_Directions_
Pictures within the data are to be left out; everything else must be reproduced exactly.

··········

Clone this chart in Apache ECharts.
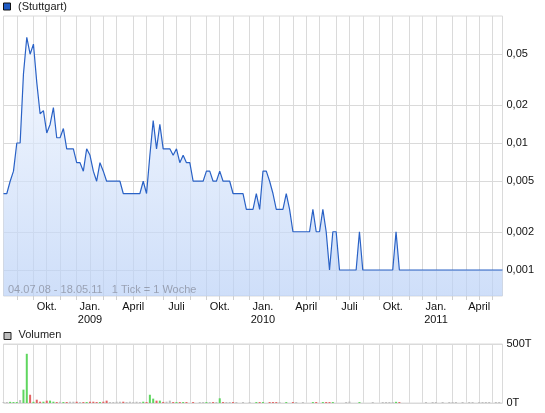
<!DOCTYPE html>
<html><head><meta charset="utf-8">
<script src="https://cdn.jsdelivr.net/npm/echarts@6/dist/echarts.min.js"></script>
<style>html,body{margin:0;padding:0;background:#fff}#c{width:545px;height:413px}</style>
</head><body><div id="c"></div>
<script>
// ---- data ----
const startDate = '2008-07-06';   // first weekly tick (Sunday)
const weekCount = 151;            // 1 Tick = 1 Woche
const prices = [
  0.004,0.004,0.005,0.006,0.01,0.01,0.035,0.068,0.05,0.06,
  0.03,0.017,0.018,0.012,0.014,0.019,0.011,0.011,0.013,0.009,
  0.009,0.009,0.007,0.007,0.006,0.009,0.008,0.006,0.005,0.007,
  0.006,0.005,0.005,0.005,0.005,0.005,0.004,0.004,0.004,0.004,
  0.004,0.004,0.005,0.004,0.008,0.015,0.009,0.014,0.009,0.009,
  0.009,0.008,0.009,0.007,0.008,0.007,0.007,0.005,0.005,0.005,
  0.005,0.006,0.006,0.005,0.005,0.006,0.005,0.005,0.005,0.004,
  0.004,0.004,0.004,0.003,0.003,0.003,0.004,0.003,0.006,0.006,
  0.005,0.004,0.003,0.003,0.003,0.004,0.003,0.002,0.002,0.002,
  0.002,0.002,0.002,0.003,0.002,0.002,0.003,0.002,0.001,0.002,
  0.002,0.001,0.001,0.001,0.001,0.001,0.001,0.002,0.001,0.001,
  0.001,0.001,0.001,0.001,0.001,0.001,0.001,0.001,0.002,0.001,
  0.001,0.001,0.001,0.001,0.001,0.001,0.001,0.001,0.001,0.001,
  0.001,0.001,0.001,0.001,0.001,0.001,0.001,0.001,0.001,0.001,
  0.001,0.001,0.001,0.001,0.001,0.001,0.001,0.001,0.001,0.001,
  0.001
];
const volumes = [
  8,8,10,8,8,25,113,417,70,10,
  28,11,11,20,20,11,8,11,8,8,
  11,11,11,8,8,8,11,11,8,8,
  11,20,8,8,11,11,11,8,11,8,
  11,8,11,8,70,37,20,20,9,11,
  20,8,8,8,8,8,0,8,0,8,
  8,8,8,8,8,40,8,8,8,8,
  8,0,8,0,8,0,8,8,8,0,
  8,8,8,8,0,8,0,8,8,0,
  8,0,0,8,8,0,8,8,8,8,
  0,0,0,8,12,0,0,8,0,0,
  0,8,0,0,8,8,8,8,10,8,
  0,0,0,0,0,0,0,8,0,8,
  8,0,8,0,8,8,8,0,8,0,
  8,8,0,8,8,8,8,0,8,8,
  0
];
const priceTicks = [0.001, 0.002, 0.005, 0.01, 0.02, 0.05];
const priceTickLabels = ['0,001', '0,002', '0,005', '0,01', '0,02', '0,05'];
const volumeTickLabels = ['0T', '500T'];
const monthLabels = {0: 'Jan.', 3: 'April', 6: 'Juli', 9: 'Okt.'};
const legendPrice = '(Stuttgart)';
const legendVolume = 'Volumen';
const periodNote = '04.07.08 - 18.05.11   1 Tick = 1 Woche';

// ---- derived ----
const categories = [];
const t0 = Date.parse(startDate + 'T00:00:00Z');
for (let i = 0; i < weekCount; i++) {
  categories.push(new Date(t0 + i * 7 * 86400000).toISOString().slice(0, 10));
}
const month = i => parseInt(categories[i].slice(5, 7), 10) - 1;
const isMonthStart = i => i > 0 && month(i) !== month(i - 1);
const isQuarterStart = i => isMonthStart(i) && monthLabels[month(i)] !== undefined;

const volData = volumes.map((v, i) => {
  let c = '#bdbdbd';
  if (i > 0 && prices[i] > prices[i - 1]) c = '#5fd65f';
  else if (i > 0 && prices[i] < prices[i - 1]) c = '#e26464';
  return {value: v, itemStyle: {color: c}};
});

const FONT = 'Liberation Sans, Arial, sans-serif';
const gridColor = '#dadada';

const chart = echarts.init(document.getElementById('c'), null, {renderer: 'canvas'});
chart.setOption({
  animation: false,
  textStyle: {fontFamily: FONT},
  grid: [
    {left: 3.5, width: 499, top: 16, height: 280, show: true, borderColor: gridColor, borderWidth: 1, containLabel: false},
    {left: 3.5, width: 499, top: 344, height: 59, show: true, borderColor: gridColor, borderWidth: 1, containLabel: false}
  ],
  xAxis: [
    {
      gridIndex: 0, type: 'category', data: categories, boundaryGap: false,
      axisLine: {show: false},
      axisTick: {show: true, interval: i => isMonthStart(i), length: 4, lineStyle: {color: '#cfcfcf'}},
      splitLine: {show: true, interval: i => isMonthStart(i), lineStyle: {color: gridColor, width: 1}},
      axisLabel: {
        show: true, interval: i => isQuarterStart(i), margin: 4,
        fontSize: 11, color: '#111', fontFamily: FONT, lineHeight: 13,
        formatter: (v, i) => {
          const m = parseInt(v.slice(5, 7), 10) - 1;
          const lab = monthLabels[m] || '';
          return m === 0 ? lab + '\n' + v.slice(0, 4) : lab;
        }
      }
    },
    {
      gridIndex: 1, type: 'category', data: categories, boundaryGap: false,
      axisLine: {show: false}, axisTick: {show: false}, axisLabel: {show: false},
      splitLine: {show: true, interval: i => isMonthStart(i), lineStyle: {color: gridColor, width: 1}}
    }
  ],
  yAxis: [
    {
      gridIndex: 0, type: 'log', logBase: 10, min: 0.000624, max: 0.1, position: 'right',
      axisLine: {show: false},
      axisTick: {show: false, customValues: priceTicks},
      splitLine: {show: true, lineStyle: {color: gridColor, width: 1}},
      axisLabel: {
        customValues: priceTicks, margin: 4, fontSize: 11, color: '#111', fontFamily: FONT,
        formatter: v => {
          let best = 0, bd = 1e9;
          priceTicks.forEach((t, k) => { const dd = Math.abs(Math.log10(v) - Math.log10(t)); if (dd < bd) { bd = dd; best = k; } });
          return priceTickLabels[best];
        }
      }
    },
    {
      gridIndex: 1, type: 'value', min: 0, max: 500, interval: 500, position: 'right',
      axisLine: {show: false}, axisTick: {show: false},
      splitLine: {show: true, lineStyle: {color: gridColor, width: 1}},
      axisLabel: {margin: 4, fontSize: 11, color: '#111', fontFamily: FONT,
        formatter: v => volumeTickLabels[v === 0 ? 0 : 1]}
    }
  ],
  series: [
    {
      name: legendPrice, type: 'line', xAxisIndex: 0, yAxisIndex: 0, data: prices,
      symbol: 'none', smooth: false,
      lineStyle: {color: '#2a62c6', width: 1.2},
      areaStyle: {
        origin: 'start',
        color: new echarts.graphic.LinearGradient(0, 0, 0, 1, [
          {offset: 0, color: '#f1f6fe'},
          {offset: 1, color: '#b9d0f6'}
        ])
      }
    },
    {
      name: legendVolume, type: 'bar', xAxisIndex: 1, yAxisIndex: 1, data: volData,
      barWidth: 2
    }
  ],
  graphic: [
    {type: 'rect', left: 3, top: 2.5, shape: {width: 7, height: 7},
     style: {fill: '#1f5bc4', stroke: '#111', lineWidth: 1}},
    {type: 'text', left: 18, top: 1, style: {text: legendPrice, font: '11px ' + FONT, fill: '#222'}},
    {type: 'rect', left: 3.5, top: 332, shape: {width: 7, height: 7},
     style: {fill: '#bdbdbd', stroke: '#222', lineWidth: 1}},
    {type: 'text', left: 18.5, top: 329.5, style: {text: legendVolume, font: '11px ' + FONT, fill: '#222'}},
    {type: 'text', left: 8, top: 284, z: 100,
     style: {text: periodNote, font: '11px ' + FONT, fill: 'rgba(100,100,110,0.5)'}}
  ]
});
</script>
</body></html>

··········

_Exercise answer_
Clone this chart in Apache ECharts.
<!DOCTYPE html>
<html><head><meta charset="utf-8">
<script src="https://cdn.jsdelivr.net/npm/echarts@6/dist/echarts.min.js"></script>
<style>html,body{margin:0;padding:0;background:#fff}#c{width:545px;height:413px}</style>
</head><body><div id="c"></div>
<script>
// ---- data ----
const startDate = '2008-07-06';   // first weekly tick (Sunday)
const weekCount = 151;            // 1 Tick = 1 Woche
const prices = [
  0.004,0.004,0.005,0.006,0.01,0.01,0.035,0.068,0.05,0.06,
  0.03,0.017,0.018,0.012,0.014,0.019,0.011,0.011,0.013,0.009,
  0.009,0.009,0.007,0.007,0.006,0.009,0.008,0.006,0.005,0.007,
  0.006,0.005,0.005,0.005,0.005,0.005,0.004,0.004,0.004,0.004,
  0.004,0.004,0.005,0.004,0.008,0.015,0.009,0.014,0.009,0.009,
  0.009,0.008,0.009,0.007,0.008,0.007,0.007,0.005,0.005,0.005,
  0.005,0.006,0.006,0.005,0.005,0.006,0.005,0.005,0.005,0.004,
  0.004,0.004,0.004,0.003,0.003,0.003,0.004,0.003,0.006,0.006,
  0.005,0.004,0.003,0.003,0.003,0.004,0.003,0.002,0.002,0.002,
  0.002,0.002,0.002,0.003,0.002,0.002,0.003,0.002,0.001,0.002,
  0.002,0.001,0.001,0.001,0.001,0.001,0.001,0.002,0.001,0.001,
  0.001,0.001,0.001,0.001,0.001,0.001,0.001,0.001,0.002,0.001,
  0.001,0.001,0.001,0.001,0.001,0.001,0.001,0.001,0.001,0.001,
  0.001,0.001,0.001,0.001,0.001,0.001,0.001,0.001,0.001,0.001,
  0.001,0.001,0.001,0.001,0.001,0.001,0.001,0.001,0.001,0.001,
  0.001
];
const volumes = [
  8,8,10,8,8,25,113,417,70,10,
  28,11,11,20,20,11,8,11,8,8,
  11,11,11,8,8,8,11,11,8,8,
  11,20,8,8,11,11,11,8,11,8,
  11,8,11,8,70,37,20,20,9,11,
  20,8,8,8,8,8,0,8,0,8,
  8,8,8,8,8,40,8,8,8,8,
  8,0,8,0,8,0,8,8,8,0,
  8,8,8,8,0,8,0,8,8,0,
  8,0,0,8,8,0,8,8,8,8,
  0,0,0,8,12,0,0,8,0,0,
  0,8,0,0,8,8,8,8,10,8,
  0,0,0,0,0,0,0,8,0,8,
  8,0,8,0,8,8,8,0,8,0,
  8,8,0,8,8,8,8,0,8,8,
  0
];
const priceTicks = [0.001, 0.002, 0.005, 0.01, 0.02, 0.05];
const priceTickLabels = ['0,001', '0,002', '0,005', '0,01', '0,02', '0,05'];
const volumeTickLabels = ['0T', '500T'];
const monthLabels = {0: 'Jan.', 3: 'April', 6: 'Juli', 9: 'Okt.'};
const legendPrice = '(Stuttgart)';
const legendVolume = 'Volumen';
const periodNote = '04.07.08 - 18.05.11   1 Tick = 1 Woche';

// ---- derived ----
const categories = [];
const t0 = Date.parse(startDate + 'T00:00:00Z');
for (let i = 0; i < weekCount; i++) {
  categories.push(new Date(t0 + i * 7 * 86400000).toISOString().slice(0, 10));
}
const month = i => parseInt(categories[i].slice(5, 7), 10) - 1;
const isMonthStart = i => i > 0 && month(i) !== month(i - 1);
const isQuarterStart = i => isMonthStart(i) && monthLabels[month(i)] !== undefined;

const volData = volumes.map((v, i) => {
  let c = '#bdbdbd';
  if (i > 0 && prices[i] > prices[i - 1]) c = '#5fd65f';
  else if (i > 0 && prices[i] < prices[i - 1]) c = '#e26464';
  return {value: v, itemStyle: {color: c}};
});

const FONT = 'Liberation Sans, Arial, sans-serif';
const gridColor = '#dadada';

const chart = echarts.init(document.getElementById('c'), null, {renderer: 'canvas'});
chart.setOption({
  animation: false,
  textStyle: {fontFamily: FONT},
  grid: [
    {left: 3.5, width: 499, top: 16, height: 280, show: true, borderColor: gridColor, borderWidth: 1, containLabel: false},
    {left: 3.5, width: 499, top: 344, height: 59, show: true, borderColor: gridColor, borderWidth: 1, containLabel: false}
  ],
  xAxis: [
    {
      gridIndex: 0, type: 'category', data: categories, boundaryGap: false,
      axisLine: {show: false},
      axisTick: {show: true, interval: i => isMonthStart(i), length: 4, lineStyle: {color: '#cfcfcf'}},
      splitLine: {show: true, interval: i => isMonthStart(i), lineStyle: {color: gridColor, width: 1}},
      axisLabel: {
        show: true, interval: i => isQuarterStart(i), margin: 4,
        fontSize: 11, color: '#111', fontFamily: FONT, lineHeight: 13,
        formatter: (v, i) => {
          const m = parseInt(v.slice(5, 7), 10) - 1;
          const lab = monthLabels[m] || '';
          return m === 0 ? lab + '\n' + v.slice(0, 4) : lab;
        }
      }
    },
    {
      gridIndex: 1, type: 'category', data: categories, boundaryGap: false,
      axisLine: {show: false}, axisTick: {show: false}, axisLabel: {show: false},
      splitLine: {show: true, interval: i => isMonthStart(i), lineStyle: {color: gridColor, width: 1}}
    }
  ],
  yAxis: [
    {
      gridIndex: 0, type: 'log', logBase: 10, min: 0.000624, max: 0.1, position: 'right',
      axisLine: {show: false},
      axisTick: {show: false, customValues: priceTicks},
      splitLine: {show: true, lineStyle: {color: gridColor, width: 1}},
      axisLabel: {
        customValues: priceTicks, margin: 4, fontSize: 11, color: '#111', fontFamily: FONT,
        formatter: v => {
          let best = 0, bd = 1e9;
          priceTicks.forEach((t, k) => { const dd = Math.abs(Math.log10(v) - Math.log10(t)); if (dd < bd) { bd = dd; best = k; } });
          return priceTickLabels[best];
        }
      }
    },
    {
      gridIndex: 1, type: 'value', min: 0, max: 500, interval: 500, position: 'right',
      axisLine: {show: false}, axisTick: {show: false},
      splitLine: {show: true, lineStyle: {color: gridColor, width: 1}},
      axisLabel: {margin: 4, fontSize: 11, color: '#111', fontFamily: FONT,
        formatter: v => volumeTickLabels[v === 0 ? 0 : 1]}
    }
  ],
  series: [
    {
      name: legendPrice, type: 'line', xAxisIndex: 0, yAxisIndex: 0, data: prices,
      symbol: 'none', smooth: false,
      lineStyle: {color: '#2a62c6', width: 1.2},
      areaStyle: {
        origin: 'start',
        color: new echarts.graphic.LinearGradient(0, 0, 0, 1, [
          {offset: 0, color: '#f1f6fe'},
          {offset: 1, color: '#b9d0f6'}
        ])
      }
    },
    {
      name: legendVolume, type: 'bar', xAxisIndex: 1, yAxisIndex: 1, data: volData,
      barWidth: 2
    }
  ],
  graphic: [
    {type: 'rect', left: 3, top: 2.5, shape: {width: 7, height: 7},
     style: {fill: '#1f5bc4', stroke: '#111', lineWidth: 1}},
    {type: 'text', left: 18, top: 1, style: {text: legendPrice, font: '11px ' + FONT, fill: '#222'}},
    {type: 'rect', left: 3.5, top: 332, shape: {width: 7, height: 7},
     style: {fill: '#bdbdbd', stroke: '#222', lineWidth: 1}},
    {type: 'text', left: 18.5, top: 329.5, style: {text: legendVolume, font: '11px ' + FONT, fill: '#222'}},
    {type: 'text', left: 8, top: 284, z: 100,
     style: {text: periodNote, font: '11px ' + FONT, fill: 'rgba(100,100,110,0.5)'}}
  ]
});
</script>
</body></html>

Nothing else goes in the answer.